Le Figaro Magazine Votre livre s'intitule «Le Système Guérini». De quoi s'agit-il exactement ?
Renaud Muselier - D'un scandale énorme qui mêle corruption, clientélisme, blanchiment d'argent et grand banditisme. Tout ça sous la houlette de deux frères, Jean-Noël Guérini, sénateur président du conseil général des Bouches-du-Rhône, et Alexandre Guérini, chef d'entreprise. Cette famille a mis en place un système politico-mafieux qui a détourné l'argent public. Les différentes enquêtes ont montré pour l'instant que pas moins de 35 millions d'euros avaient été détournés. A mon avis, le total est beaucoup plus élevé. Cet argent n'a pas servi à des fins électorales ou à des financements de campagne. Il a été déposé sur des comptes à l'étranger pour servir quelques personnes. C'est bien un fonctionnement mafieux.

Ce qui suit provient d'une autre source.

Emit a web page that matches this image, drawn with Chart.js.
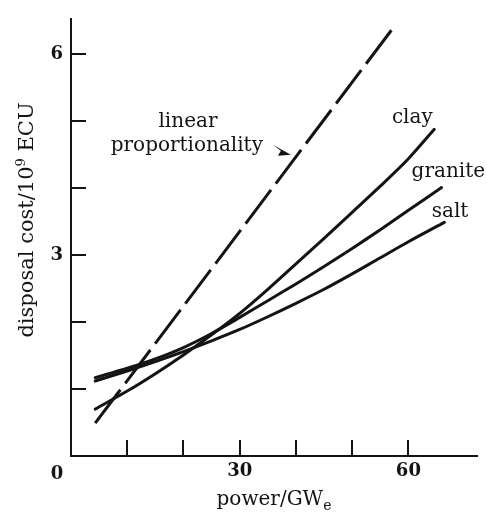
<!DOCTYPE html>
<html>
<head>
<meta charset="utf-8">
<script src="https://cdn.jsdelivr.net/npm/chart.js@4.4.1/dist/chart.umd.min.js"></script>
<style>
  html, body { margin: 0; padding: 0; background: #fff; }
  #wrap { width: 487px; height: 512px; }
</style>
</head>
<body>
<div id="wrap"><canvas id="chart"></canvas></div>
<script>
// values (power in GWe, cost in 10^9 ECU)
const linearX = [4.3, 57.7];
const linearY = [0.49, 6.44];

const clayX = [4.3, 10, 15, 20, 25, 30, 35, 40, 45, 50, 55, 60, 64.6];
const clayY = [0.70, 0.97, 1.23, 1.51, 1.81, 2.13, 2.49, 2.87, 3.25, 3.64, 4.03, 4.44, 4.88];

const graniteX = [4.3, 10, 15, 20, 25, 30, 35, 40, 45, 50, 55, 60, 65.9];
const graniteY = [1.17, 1.31, 1.45, 1.62, 1.83, 2.07, 2.32, 2.57, 2.83, 3.10, 3.38, 3.67, 4.01];

const saltX = [4.3, 10, 15, 20, 25, 30, 35, 40, 45, 50, 55, 60, 66.4];
const saltY = [1.12, 1.27, 1.41, 1.56, 1.72, 1.89, 2.08, 2.28, 2.49, 2.72, 2.96, 3.20, 3.49];

const xTickValues = [10, 20, 30, 40, 50, 60];
const xTickLabels = [0, 30, 60];
const yTickValues = [1, 2, 3, 4, 5, 6];
const yTickLabels = [3, 6];

const ink = "#141414";
const serif = "'DejaVu Serif', 'Liberation Serif', serif";
Chart.defaults.font.family = serif;
Chart.defaults.color = ink;

function points(xs, ys) {
  return xs.map((x, i) => ({ x: x, y: ys[i] }));
}

function curve(label, xs, ys, dash) {
  return {
    label: label,
    data: points(xs, ys),
    borderColor: ink,
    borderWidth: 3,
    borderDash: dash || [],
    borderCapStyle: dash ? "butt" : "round",
    pointRadius: 0,
    tension: 0.3,
    fill: false,
  };
}

// draws a run of text pieces (for sub/superscripts) starting at x
function drawPieces(ctx, pieces, x, y, center) {
  let total = 0;
  pieces.forEach((p) => {
    ctx.font = p.size + "px " + serif;
    p.w = ctx.measureText(p.text).width;
    total += p.w;
  });
  let cx = center ? x - total / 2 : x;
  pieces.forEach((p) => {
    ctx.font = p.size + "px " + serif;
    ctx.fillText(p.text, cx, y + (p.shift || 0));
    cx += p.w;
  });
}

const extras = {
  id: "extras",
  afterDraw(chart) {
    const { ctx, scales } = chart;
    const x = scales.x;
    const y = scales.y;
    ctx.save();
    ctx.strokeStyle = ink;
    ctx.fillStyle = ink;
    ctx.lineWidth = 2;

    // ticks point inwards on this figure
    ctx.beginPath();
    xTickValues.forEach((v) => {
      const px = Math.round(x.getPixelForValue(v));
      ctx.moveTo(px, y.bottom);
      ctx.lineTo(px, y.bottom - 16);
    });
    yTickValues.forEach((v) => {
      const py = Math.round(y.getPixelForValue(v));
      ctx.moveTo(x.left, py);
      ctx.lineTo(x.left + 15, py);
    });
    ctx.stroke();

    // the origin label sits left of the corner
    ctx.font = "bold 18px " + serif;
    ctx.textAlign = "center";
    ctx.textBaseline = "alphabetic";
    ctx.fillText("0", x.getPixelForValue(0) - 14, 479);

    // axis titles
    ctx.textAlign = "left";
    drawPieces(ctx, [
      { text: "power/GW", size: 20 },
      { text: "e", size: 14, shift: 5 },
    ], (x.left + x.right) / 2, 505, true);

    ctx.save();
    ctx.translate(33, 220);
    ctx.rotate(-Math.PI / 2);
    drawPieces(ctx, [
      { text: "disposal cost/10", size: 21 },
      { text: "9", size: 13, shift: -8 },
      { text: " ECU", size: 21 },
    ], 0, 0, true);
    ctx.restore();

    // curve labels
    ctx.font = "20px " + serif;
    ctx.textAlign = "center";
    ctx.fillText("linear", x.getPixelForValue(20.8), y.getPixelForValue(4.92));
    ctx.fillText("proportionality", x.getPixelForValue(20.6), y.getPixelForValue(4.55));
    ctx.fillText("clay", x.getPixelForValue(60.7), y.getPixelForValue(4.97));
    ctx.fillText("granite", x.getPixelForValue(67.1), y.getPixelForValue(4.16));
    ctx.fillText("salt", x.getPixelForValue(67.4), y.getPixelForValue(3.57));

    // little arrow from the label to the dashed line
    const tipX = x.getPixelForValue(39.1), tipY = y.getPixelForValue(4.5);
    ctx.beginPath();
    ctx.moveTo(tipX, tipY);
    ctx.lineTo(tipX - 18, tipY - 10);
    ctx.lineTo(tipX - 10, tipY - 4);
    ctx.lineTo(tipX - 13, tipY + 1);
    ctx.closePath();
    ctx.fill();

    ctx.restore();
  },
};

new Chart(document.getElementById("chart"), {
  type: "line",
  data: {
    datasets: [
      curve("linear proportionality", linearX, linearY, [42, 8]),
      curve("clay", clayX, clayY),
      curve("granite", graniteX, graniteY),
      curve("salt", saltX, saltY),
    ],
  },
  options: {
    responsive: true,
    maintainAspectRatio: false,
    animation: false,
    layout: { padding: { top: 12, right: 10, left: 0, bottom: 0 } },
    plugins: {
      legend: { display: false },
      tooltip: { enabled: false },
    },
    scales: {
      x: {
        type: "linear",
        min: 0,
        max: 72.2,
        afterFit: (s) => { s.height = 56; },
        grid: { display: false, drawTicks: false },
        border: { display: true, color: ink, width: 2 },
        ticks: {
          stepSize: 10,
          autoSkip: false,
          maxRotation: 0,
          padding: 5,
          font: { size: 18, weight: "bold" },
          callback: (v) => (xTickLabels.includes(v) && v !== 0 ? String(v) : ""),
        },
      },
      y: {
        type: "linear",
        min: 0,
        max: 6.53,
        afterFit: (s) => { s.width = 71; },
        grid: { display: false, drawTicks: false },
        border: { display: true, color: ink, width: 2 },
        ticks: {
          stepSize: 1,
          autoSkip: false,
          padding: 8,
          font: { size: 18, weight: "bold" },
          callback: (v) => (yTickLabels.includes(v) ? String(v) : ""),
        },
      },
    },
  },
  plugins: [extras],
});
</script>
</body>
</html>
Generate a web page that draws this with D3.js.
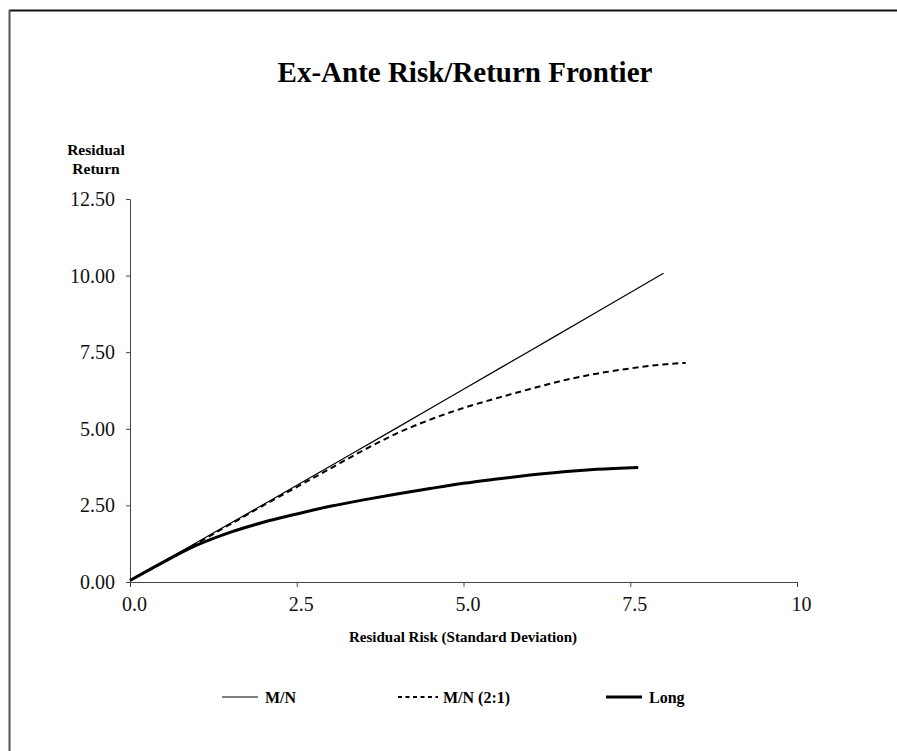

Comment un tel système a-t-il pu se mettre en place à Marseille ?
Au cœur du système il y a les deux frères Guérini. Deux petits Corses de Calenzana qui ont grandi dans le quartier du Panier, à Marseille, et ont connu une ascension fulgurante. L'aîné, Jean-Noël, est devenu président du conseil général en 1998. Avec son mandat de sénateur, il dispose de relais et de cercles d'influence très forts, grâce à ses contacts dans tous les milieux politiques et administratifs. Il dispose également de moyens financiers importants. Sur tout ce qui concerne l'action sociale, les HLM, les services départementaux de la sécurité, les agréments pour les maisons de retraite, les déchets et les transports. Sa fonction lui permet d'accorder des subventions, des appartements ou des marchés. Le cadet, Alexandre, après avoir dirigé une petite société d'entretien de plomberie des immeubles, s'est reconverti dans le traitement des ordures ménagères. Le premier est la face honorable du système. Le second, c'est la face sombre, cachée. Celui qui fait toutes les basses œuvres, qui passe les coups de téléphone, menace physiquement ceux qui se rebellent. Les détournements, l'attribution des marchés de subventions, les pressions sur les fonctionnaires, les élus, les chefs d'entreprise et les relations avec le grand banditisme, c'est lui. La totale, quoi !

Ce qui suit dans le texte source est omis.